Note that the Jacobian of a DAE is defined as gamma*dG/d(du) + dG/du where gamma is given by the solver.

DDEFunction

function DDEFunction{iip,recompile}(f;
                 mass_matrix=I,
                 analytic=nothing,
                 tgrad=nothing,
                 jac=nothing,
                 jac_prototype=nothing,
                 Wfact=nothing,
                 Wfact_t=nothing,
                 paramjac = nothing,
                 colorvec = nothing,
                 syms = nothing)

Inplace Specification and No-Recompile Mode

Each DiffEqFunction type can be called with an "is inplace" (iip) choice.

ODEFunction(f)
ODEFunction{iip}(f)

which is a boolean for whether the function is in the inplace form (mutating to change the first value). This is automatically determined using the methods table but note that for full type-inferrability of the DEProblem this iip-ness should be specified.

Additionally, the functions are fully specialized to reduce the runtimes. If one would instead like to not specialize on the functions to reduce compile time, then one can set recompile to false.

ODEFunction{iip,false}(f)

This makes the ODE solver compilation independent of the function and so changing the function will not cause recompilation. One can change the default value by changing the const RECOMPILE_BY_DEFAULT = true to false in the DiffEqBase.jl source code.

Specifying Jacobian Types

The jac field of an inplace style DiffEqFunction has the signature jac(J,u,p,t), which updates the jacobian J in-place. The intended type for J can sometimes be inferred (e.g. when it is just a dense Matrix), but not in general.
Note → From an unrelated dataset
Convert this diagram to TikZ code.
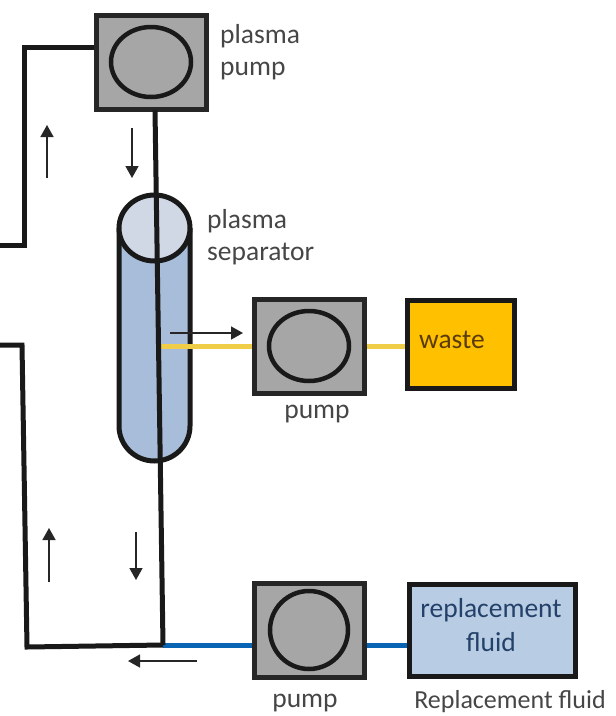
\documentclass[tikz,border=0pt]{standalone}
\usepackage{fontspec}
\setmainfont{Carlito}
\usetikzlibrary{arrows.meta,shapes.geometric}
\definecolor{pumpgray}{RGB}{166,166,166}
\definecolor{tubeblue}{RGB}{168,189,217}
\definecolor{capblue}{RGB}{208,215,229}
\definecolor{wasteor}{RGB}{255,192,0}
\definecolor{replblue}{RGB}{184,204,228}
\definecolor{linkyel}{RGB}{240,205,70}
\definecolor{linkblu}{RGB}{10,100,180}
\definecolor{lbl}{RGB}{70,70,70}
\definecolor{wastetxt}{RGB}{90,60,10}
\definecolor{repltxt}{RGB}{35,65,105}
\tikzset{
  pumpbox/.style={draw=black!85,line width=5pt,fill=pumpgray,minimum width=110pt,minimum height=94pt,inner sep=0pt},
  rotor/.style={draw=black!90,line width=4.5pt,fill=pumpgray,ellipse,minimum width=80pt,minimum height=70pt,inner sep=0pt},
  tube/.style={draw=black!90,line width=5pt,line join=miter},
  flow/.style={draw=black!85,line width=1.6pt,-{Triangle[length=12pt,width=13pt]}},
  lab/.style={text=lbl,font=\fontsize{27.5}{32}\selectfont,align=left,inner sep=0pt},
  tanklab/.style={font=\fontsize{27.5}{34}\selectfont,align=center,inner sep=0pt}
}
\begin{document}
\begin{tikzpicture}[x=1pt,y=-1pt]
\useasboundingbox (0,0) rectangle (616,716);
% cylinder
\draw[line width=5pt,draw=black!90,fill=tubeblue] (119,228) -- (119,426) arc[start angle=180,end angle=0,x radius=35.5,y radius=35] -- (190,228);
\draw[line width=5pt,draw=black!90,fill=capblue] (154.5,228) ellipse[x radius=35.5,y radius=33];
% named nodes
\node[pumpbox] (pp) at (151,62) {};
\node[rotor] (ppr) at (151,62) {};
\node[pumpbox] (wp) at (309,346) {};
\node[rotor] (wpr) at (309,346) {};
\node[pumpbox] (rp) at (309,630) {};
\node[rotor,minimum width=78pt,minimum height=78pt] (rpr) at (309,630) {};
\node[draw=black!90,line width=5pt,fill=wasteor,minimum width=107pt,minimum height=88pt,inner sep=0pt] (waste) at (461,344) {};
\node[draw=black!90,line width=5pt,fill=replblue,minimum width=166pt,minimum height=92pt,inner sep=0pt] (repl) at (492,630) {};
\node[inner sep=0pt,anchor=west,font=\fontsize{27.5}{32}\selectfont,text=wastetxt] (wastet) at (419,340) {waste};
\node[tanklab,text=repltxt] (replt) at (491,625) {replacement\\fluid};
% labels
\node[lab,anchor=north west] (l1) at (220,24) {plasma\\pump};
\node[lab,anchor=north west] (l2) at (207,209) {plasma\\separator};
\node[lab,anchor=center] (l3) at (317,414) {pump};
\node[lab,anchor=center] (l4) at (305,703) {pump};
\node[lab,anchor=center,font=\fontsize{26}{30}\selectfont] (l5) at (510,702) {Replacement fluid};
% free ends
\coordinate (topl) at (0,245);
\coordinate (botl) at (0,345);
\coordinate (junc) at (163,645);
\coordinate (sep) at (160,346);
% coloured links
\draw[linkyel,line width=5pt] (sep) -- (wp.west);
\draw[linkyel,line width=5pt] (wp.east) -- (wp.east -| waste.west);
\draw[linkblu,line width=5pt] (junc) -- (rp.west |- junc);
\draw[linkblu,line width=5pt] (rp.east |- junc) -- (repl.west |- junc);
% tubes
\draw[tube] (topl) -- (24,245) -- (24,47) -- (pp.west |- 0,47);
\draw[tube] (botl) -- (22,345) -- (27,647) -- (junc);
\draw[tube] (155,110) -- (junc);
% arrows
\draw[flow] (47,178) -- (47,125);
\draw[flow] (132,128) -- (132,178);
\draw[flow] (170,333) -- (243,333);
\draw[flow] (49,582) -- (49,528);
\draw[flow] (136,532) -- (136,580);
\draw[flow] (197,661) -- (128,661);
\end{tikzpicture}
\end{document}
To supply the type information, you can provide a jac_prototype in the function's constructor.

The following example creates an inplace ODEFunction whose jacobian is a Diagonal:

using LinearAlgebra
f = (du,u,p,t) -> du .= t .* u
jac = (J,u,p,t) -> (J[1,1] = t; J[2,2] = t; J)
jp = Diagonal(zeros(2))
fun = ODEFunction(f; jac=jac, jac_prototype=jp)

Note that the integrators will always make a deep copy of fun.jac_prototype, so there's no worry of aliasing.

In general the jacobian prototype can be anything that has mul! defined, in particular sparse matrices or custom lazy types that support mul!. A special case is when the jac_prototype is a AbstractDiffEqLinearOperator, in which case you do not need to supply jac as it is automatically set to update_coefficients!. Refer to the DiffEqOperators section for more information on setting up time/parameter dependent operators.

Examples

Declaring Explicit Jacobians for ODEs

The most standard case, declaring a function for a Jacobian is done by overloading the function f(du,u,p,t) with an in-place updating function for the Jacobian: f_jac(J,u,p,t) where the value type is used for dispatch. For example, take the LotkaVolterra model:

function f(du,u,p,t)
  du[1] = 2.0 * u[1] - 1.2 * u[1]*u[2]
  du[2] = -3 * u[2] + u[1]*u[2]
end

To declare the Jacobian we simply add the dispatch:

function f_jac(J,u,p,t)
  J[1,1] = 2.0 - 1.2 * u[2]
  J[1,2] = -1.2 * u[1]
  J[2,1] = 1 * u[2]
  J[2,2] = -3 + u[1]
  nothing
end

Then we can supply the Jacobian with our ODE as:

ff = ODEFunction(f;jac=f_jac)

and use this in an ODEProblem:

prob = ODEProblem(ff,ones(2),(0.0,10.0))

Declaring Explicit Jacobians for DAEs

For fully implicit ODEs (DAEProblems), a slightly different Jacobian function is necessary. For the DAE

\[G(du,u,p,t) = res\]

The Jacobian should be given in the form gamma*dG/d(du) + dG/du where gamma is given by the solver. This means that the signature is:

f(J,du,u,p,gamma,t)

For example, for the equation

function testjac(res,du,u,p,t)
  res[1] = du[1] - 2.0 * u[1] + 1.2 * u[1]*u[2]
  res[2] = du[2] -3 * u[2] - u[1]*u[2]
end

we would define the Jacobian as:

function testjac(J,du,u,p,gamma,t)
  J[1,1] = gamma - 2.0 + 1.2 * u[2]
  J[1,2] = 1.2 * u[1]
  J[2,1] = - 1 * u[2]
  J[2,2] = gamma - 3 - u[1]
  nothing
end

Symbolically Calculating the Functions

See the modelingtoolkitize function from ModelingToolkit.jl for automatically symbolically calculating the Jacobian for numerically-defined functions.